“¿Es cristiano? ¿Está herido?” Así le preguntan a mi amigo Angel algunas personas que escuchan mis diálogos de los jueves en el programa “Mas Vale Tarde” de CVCLAVOZ; en ese espacio, como varios de ustedes ya saben, comentamos los artículos que publico en este blog. Me sorprendía antes esta reacción; ahora solo me duele. Es tan común en nuestro mundo evangélico el que las personas busquen algún motivo “malo” cuando alguien propone una mirada crítica a la cultura y a la vida de los creyentes. Es tan difícil para ellos entender la búsqueda que va más allá del discurso – o aparte del discurso en este caso.

Cuando mi amigo mencionó en nuestra entrevista que le llegaban esas preguntas no pude evitar recordar cuántas veces he oído esta cuestión por parte de alguna gente que lee o escucha lo que digo: “¿Qué le pasa? Este hermano tiene que estar mal para hablar así”. Están tan acostumbrados a escuchar puras maravillas de una vida que, como todas las vidas, tiene sus lados oscuros y está expuesta a la fealdad de la raza caída, que no pueden entender que se hable de ellos con la misma naturalidad con la que se cuentan las bendiciones.

Me voy a permitir ignorar aquello de si soy cristiano.

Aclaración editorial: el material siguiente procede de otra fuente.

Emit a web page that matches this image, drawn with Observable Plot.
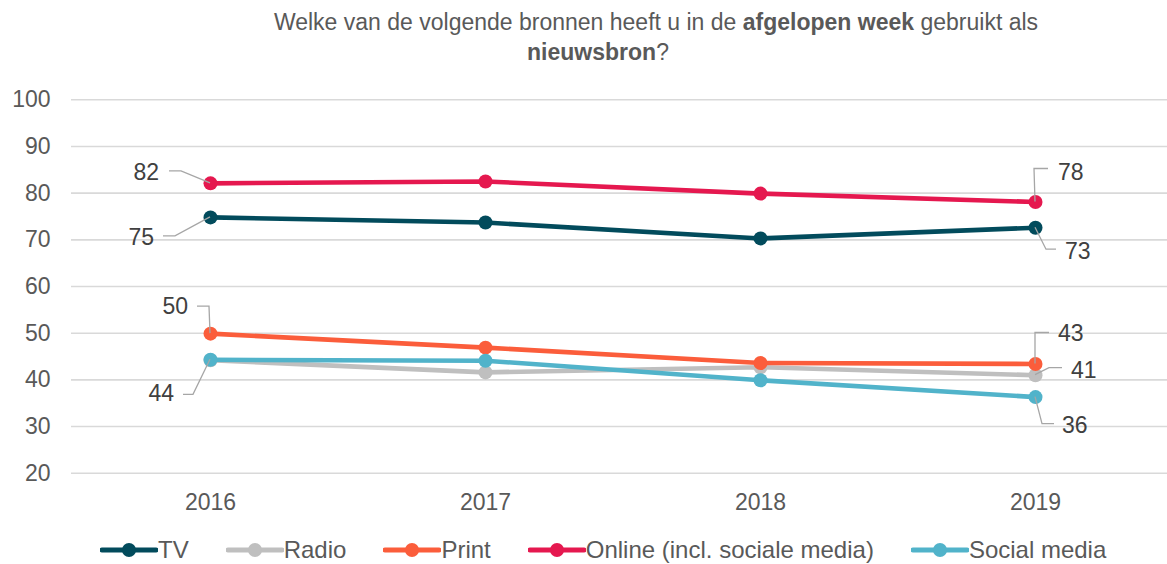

Si no fuera tan flagrante la falta de respeto al pensamiento diferente tal vez ensayaría una respuesta.

La segunda cuestión me intriga siempre. Estar herido, ¿descalifica, deslegitima lo que uno tenga que decir? ¿No es válido, no tiene fundamento hablar desde el dolor lo que uno siente como verdad? ¿Desconoce esa gente su Biblia, donde tantas veces los profetas describieron la angustia de su tiempo, por no mencionar a Dios y a Jesús mismo llorando por el pueblo y a veces increpándolo duramente? Los profetas, como nosotros, fueron gente de carne, hueso, nervios y emociones. El enojo que expresaron en sus palabras, ¿no les valió, además del desprecio y de la muerte, que sus palabras quedaran grabadas a fuego como testimonio viviente a las generaciones futuras?

No me comparo con ellos, ni mucho menos. Pero reclamo como ellos el derecho a decir lo que me duele y lo que -me parece- arroja una luz mala sobre la gente que cree que está viendo a Dios en nuestros equívocos y malas acciones.

El dolor, lo hemos afirmado aquí muchas veces, puede ser un saludable ingrediente para la exposición de la verdad.